Why haven’t we seen anything like this already? Because, again, the above options are the equivalent of calling in Godzilla. Could Godzilla kick Mothra’s butt? Oh, most certainly. The problem is, after Mothra is dead you’ve got the little matter of dealing with Godzilla.
Ben Bernanke Knows All This... and So Do the Smart Players Buying Gold
Ben Bernanke knows the Fed can bring about inflation if it wants to. Heck, he openly bragged about it in his famous 2002 “helicopter” speech.
The thing is, gentle Ben really, really, really doesn’t want to let Godzilla loose unless he absolutely has to. Because the kind of inflation we could be looking at to blast our way out of this deflationary hole would be... well... monster-rific.
There are a number of very smart players establishing sizable long-term investment positions in gold now. They have done the math along with Bernanke, and they know where the various roads lead.
So this is why Guarino is wrong. The stuff about the world wrestling with a deflationary downward spiral right now is true. But the idea that we can afford to let this downward spiral persist is a big fat “No Way José.” The longer deflation persists, the more terrified central bankers become – and the greater the risks they are willing to take.
Those risks include calling in Godzilla... doing a true, all-out, mega-blowout consumer-direct “helicopter drop” once the relative half-measures of doling out large chunks of money to semi-insolvent banks has failed.

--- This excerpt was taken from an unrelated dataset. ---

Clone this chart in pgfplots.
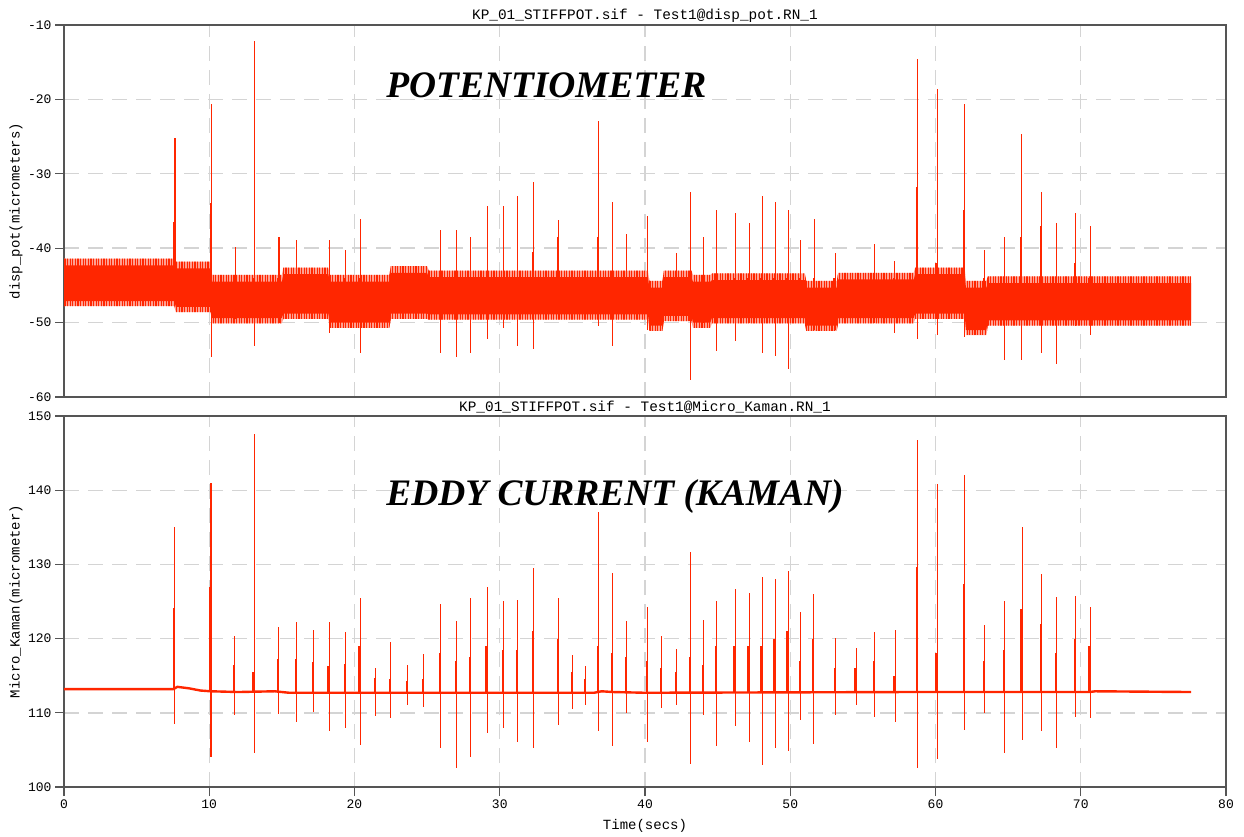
\documentclass[border=0pt]{standalone}
\usepackage{fontspec}
\setmainfont{Liberation Serif}
\setmonofont{Liberation Mono}
\usepackage{pgfplots}
\usepackage{pgfplotstable}
\usetikzlibrary{patterns.meta}
\pgfplotsset{compat=1.18}
\definecolor{sig}{RGB}{255,38,0}
\definecolor{sigl}{RGB}{255,160,145}
\definecolor{gridc}{RGB}{212,212,212}
\definecolor{framec}{RGB}{85,85,85}

% top: potentiometer spikes  t peak down secondary  (band centre -46.5)
\pgfplotstableread{
t p d s
7.64 -25.2 -47.5 -36.5
10.17 -20.6 -54.6 -33.9
11.78 -39.8 -49.5 -44
13.1 -12.2 -53.1 -44
14.8 -38.5 -50.0 -44
16.0 -38.9 -49.5 -44
18.25 -38.9 -51.4 -44
19.4 -40.2 -50.0 -44
20.4 -36.1 -54.1 -44
25.94 -37.5 -54.1 -44
27.04 -37.5 -54.6 -44
28.0 -38.5 -54.1 -44
29.13 -34.3 -52.2 -44
30.26 -34.3 -50.7 -44
31.2 -33.0 -53.1 -44
32.35 -31.1 -53.6 -40.5
34.04 -36.2 -49.5 -38.5
36.82 -22.9 -50.4 -38.5
37.78 -33.8 -53.1 -44
38.75 -38.1 -49.5 -44
40.17 -35.7 -51.0 -44
42.17 -40.7 -49.5 -44
43.16 -32.5 -57.7 -44
44.05 -38.5 -50.0 -44
44.95 -34.9 -53.8 -44
46.2 -35.3 -52.5 -44
47.18 -36.6 -50.0 -44
48.07 -33.0 -54.1 -44
48.97 -33.8 -54.5 -44
49.86 -34.9 -56.3 -44
50.73 -38.9 -50.0 -44
51.67 -36.1 -51.0 -44
53.1 -40.7 -51.0 -44
55.83 -39.4 -50.0 -44
57.2 -41.7 -51.4 -44
58.79 -14.6 -52.2 -31.8
60.12 -18.6 -51.7 -42
62.0 -20.6 -52.0 -34.9
63.4 -40.2 -51.0 -44
64.76 -38.5 -55.0 -44
65.95 -24.6 -55.0 -38.5
67.29 -32.5 -54.1 -37
68.34 -36.6 -55.5 -44
69.63 -35.3 -50.5 -42
70.64 -37.0 -51.7 -44
}\potspikes

% bottom: Kaman spikes  t base secondary peak down
\pgfplotstableread{
t b s p d
7.62 113.2 124.1 135.1 108.5
10.12 112.9 127 141 104
11.75 112.8 116.4 120.4 109.7
13.1 112.8 115.5 147.6 104.6
14.78 112.8 117.2 121.6 109.9
16.0 112.7 117.3 122.2 108.8
17.2 112.7 116.8 121.1 110.1
18.25 112.7 116.3 122.2 107.6
19.4 112.7 116.6 120.9 108.0
20.39 112.7 119 125.5 105.7
21.47 112.7 114.7 116.1 109.6
22.5 112.7 114.5 119.6 109.3
23.66 112.7 114.3 116.4 111.0
24.77 112.7 114.5 117.9 110.8
25.94 112.7 118 124.7 105.3
27.04 112.7 117 122.4 102.6
28.0 112.7 117.5 125.5 104.1
29.13 112.7 119 127.0 107.3
30.25 112.7 118.5 125.1 107.9
31.21 112.7 118.5 125.2 106.1
32.34 112.7 121 129.5 105.3
34.04 112.7 120 125.5 108.3
35.0 112.7 115.5 117.8 110.5
35.9 112.7 114.5 116.3 111.0
36.82 112.8 119 137.0 107.6
37.78 112.8 118 128.9 105.5
38.75 112.7 117.5 122.4 110.0
40.17 112.7 117 124.2 106.1
41.16 112.7 116 120.3 110.6
42.17 112.7 115.5 118.6 111.0
43.16 112.7 117.5 131.7 103.1
44.05 112.7 116.5 122.5 109.7
44.95 112.7 119 125.1 105.5
46.21 112.7 119 126.7 108.2
47.18 112.7 119 126.2 106.1
48.07 112.7 119 128.3 102.9
48.97 112.7 120 128.1 105.2
49.86 112.7 121 129.1 104.9
50.73 112.7 117 123.6 109.0
51.63 112.7 120 126.0 105.8
53.14 112.7 116 120.1 109.7
54.54 112.7 116 118.8 111.0
55.83 112.7 117 120.9 109.4
57.23 112.8 115 121.2 108.8
58.79 112.8 129.7 146.8 102.6
60.12 112.8 118 140.8 103.8
62.0 112.8 127.3 142.0 107.7
63.4 112.8 117 121.8 110.0
64.76 112.8 118.5 125.1 104.6
65.96 112.8 124 135.1 106.3
67.29 112.8 122 128.7 107.6
68.34 112.8 118 125.6 105.3
69.63 112.8 120 125.8 109.5
70.64 112.8 119 124.2 109.3
}\kamspikes

\pgfplotsset{kp/.style={
  scale only axis, width=1162pt,
  xmin=0, xmax=80, xtick={0,10,...,80},
  grid=major,
  major grid style={gridc, line width=1.4pt, dash pattern=on 15pt off 9pt},
  axis line style={framec, line width=1.4pt},
  tick style={framec, line width=1.1pt},
  tick align=outside, major tick length=9pt,
  xtick pos=bottom, ytick pos=left,
  tick label style={font=\fontsize{13}{13}\selectfont\ttfamily},
  /pgf/number format/assume math mode=true,
  title style={font=\fontsize{14.4}{15}\selectfont\ttfamily, at={(0.5,1)}, anchor=south, yshift=-6pt, inner sep=2pt},
  every axis y label/.style={at={(axis description cs:-0.0413,0.5)}, rotate=90, anchor=center, font=\fontsize{14}{15}\selectfont\ttfamily},
  every axis x label/.style={at={(axis description cs:0.5,-0.105)}, anchor=center, font=\fontsize{14}{15}\selectfont\ttfamily},
}}

\begin{document}
\begin{tikzpicture}
\useasboundingbox (0,0) rectangle (1244pt,836pt);

% ---------------- top axis
\begin{axis}[kp, at={(64pt,439pt)}, anchor=south west, height=372pt,
  ymin=-60, ymax=-10, ytick={-60,-50,...,-10},
  yticklabels={{-60},{-50},{-40},{-30},{-20},{-10}},
  xticklabels={}, xtick style={draw=none},
  title={KP\_01\_STIFFPOT.sif - Test1@disp\_pot.RN\_1},
  ylabel={disp\_pot(micrometers)}]
% outer noise fringe (ragged hairs)
\addplot[draw=none, fill=sigl, postaction={pattern={Lines[angle=90,distance=2.6pt,line width=1.3pt]}, pattern color=sig}] coordinates {
(0,-41.4)(7.6,-41.4)(7.7,-41.8)(10.1,-41.8)(10.2,-43.6)(15,-43.6)(15.1,-42.6)(18.2,-42.6)(18.3,-43.6)(22.4,-43.6)(22.5,-42.4)(25,-42.4)(25.1,-43.0)(40.2,-43.0)(40.3,-44.4)(41.2,-44.4)(41.3,-43.0)(43.2,-43.0)(43.3,-43.6)(44.5,-43.6)(44.6,-43.4)(51,-43.4)(51.1,-44.4)(53.2,-44.4)(53.3,-43.3)(58.5,-43.3)(58.6,-42.6)(62,-42.6)(62.1,-44.4)(63.5,-44.4)(63.6,-43.8)(77.6,-43.8)
(77.6,-50.4)(63.6,-50.4)(63.5,-51.7)(62.1,-51.7)(62,-49.5)(58.6,-49.5)(58.5,-50.1)(53.3,-50.1)(53.2,-51.1)(51.1,-51.1)(51,-50.1)(44.6,-50.1)(44.5,-50.7)(43.3,-50.7)(43.2,-49.8)(41.3,-49.8)(41.2,-51.1)(40.3,-51.1)(40.2,-49.6)(25.1,-49.6)(25,-49.5)(22.5,-49.5)(22.4,-50.7)(18.3,-50.7)(18.2,-49.5)(15.1,-49.5)(15,-50.1)(10.2,-50.1)(10.1,-48.6)(7.7,-48.6)(7.6,-47.8)(0,-47.8)
};
% dense noise core
\addplot[draw=none, fill=sig] coordinates {
(0,-42.3)(7.6,-42.3)(7.7,-42.7)(10.1,-42.7)(10.2,-44.5)(15,-44.5)(15.1,-43.5)(18.2,-43.5)(18.3,-44.5)(22.4,-44.5)(22.5,-43.3)(25,-43.3)(25.1,-43.9)(40.2,-43.9)(40.3,-45.3)(41.2,-45.3)(41.3,-43.9)(43.2,-43.9)(43.3,-44.5)(44.5,-44.5)(44.6,-44.3)(51,-44.3)(51.1,-45.3)(53.2,-45.3)(53.3,-44.2)(58.5,-44.2)(58.6,-43.5)(62,-43.5)(62.1,-45.3)(63.5,-45.3)(63.6,-44.7)(77.6,-44.7)
(77.6,-49.7)(63.6,-49.7)(63.5,-51.0)(62.1,-51.0)(62,-48.8)(58.6,-48.8)(58.5,-49.4)(53.3,-49.4)(53.2,-50.4)(51.1,-50.4)(51,-49.4)(44.6,-49.4)(44.5,-50.0)(43.3,-50.0)(43.2,-49.1)(41.3,-49.1)(41.2,-50.4)(40.3,-50.4)(40.2,-48.9)(25.1,-48.9)(25,-48.8)(22.5,-48.8)(22.4,-50.0)(18.3,-50.0)(18.2,-48.8)(15.1,-48.8)(15,-49.4)(10.2,-49.4)(10.1,-47.9)(7.7,-47.9)(7.6,-47.1)(0,-47.1)
};
% spikes
\addplot[draw=none, mark=none, error bars/.cd, y dir=both, y explicit, error mark=none,
  error bar style={draw=sig, line width=1.1pt, solid}]
  table[x=t, y expr=-46.5, y error plus expr=\thisrow{p}+46.5, y error minus expr=-46.5-\thisrow{d}] {\potspikes};
\addplot[draw=none, mark=none, error bars/.cd, y dir=plus, y explicit, error mark=none,
  error bar style={draw=sig, line width=1.6pt, solid}]
  table[x expr=\thisrow{t}-0.07, y expr=-46.5, y error plus expr=\thisrow{s}+46.5] {\potspikes};
\node[anchor=base west, font=\fontsize{37.4}{38}\selectfont\bfseries\itshape] at (axis cs:21.95,-19.7) {POTENTIOMETER};
\end{axis}

% ---------------- bottom axis
\begin{axis}[kp, at={(64pt,49pt)}, anchor=south west, height=371pt,
  ymin=100, ymax=150, ytick={100,110,...,150},
  yticklabels={{100},{110},{120},{130},{140},{150}},
  xticklabels={{0},{10},{20},{30},{40},{50},{60},{70},{80}},
  title={KP\_01\_STIFFPOT.sif - Test1@Micro\_Kaman.RN\_1},
  ylabel={Micro\_Kaman(micrometer)}, xlabel={Time(secs)}]
\addplot[sig, line width=2.4pt, line join=round] coordinates {
(0,113.2)(7.55,113.2)(7.8,113.5)(8.6,113.3)(9.4,113.0)(10.1,112.9)(12,112.8)(14.5,112.9)(15.5,112.7)(36.5,112.7)(37,112.9)(37.8,112.8)(40,112.7)(58,112.8)(70.6,112.8)(71,112.9)(77.6,112.8)
};
\addplot[draw=none, mark=none, error bars/.cd, y dir=both, y explicit, error mark=none,
  error bar style={draw=sig, line width=1.1pt, solid}]
  table[x=t, y=b, y error plus expr=\thisrow{p}-\thisrow{b}, y error minus expr=\thisrow{b}-\thisrow{d}] {\kamspikes};
\addplot[draw=none, mark=none, error bars/.cd, y dir=plus, y explicit, error mark=none,
  error bar style={draw=sig, line width=1.6pt, solid}]
  table[x expr=\thisrow{t}-0.07, y=b, y error plus expr=\thisrow{s}-\thisrow{b}] {\kamspikes};
\node[anchor=base west, font=\fontsize{37.4}{38}\selectfont\bfseries\itshape] at (axis cs:21.95,138.0) {EDDY CURRENT (KAMAN)};
\end{axis}
\end{tikzpicture}
\end{document}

Deflationary Pressures and Global Crisis Concerns Are Intertwined
Last but not least, there is another possibility... the very possibility that Bernanke and Co. are praying for.
This final possibility is that, through a combination of emerging market domestic demand and stabilization in the west, global growth comes back online.
If the world manages to heal itself, then the trade dollars will start to flow again... commerce will pick up... optimism will return... and deflationary pressures will vanish of their own accord.
But even then, if THAT lucky scenario happens, the pendulum will swing from the deflationary to the inflationary side. The stimulative measures that have already been pumped into the market will have a reverberating effect. This is why Warren Buffett recently expressed his view to CNBC that we could be in for a bout of 1970s-style inflation – AFTER global growth comes back online again.
Investing in Gold Versus Trading Gold
Let me close by adding that investing in gold and trading in gold are two different things.
In the context of trading, gold is likely to proceed with the usual program of aggressive rallies and occasional stomach-wrenching declines. (This is how it was in the 1970s too, so not much surprise there.)
I continue to believe the best investing course for gold is one of steady and slow accumulation, with an understanding that there will continue to be ups and downs. On the trading side, it’s a matter of being nimble and picking one’s spots accordingly.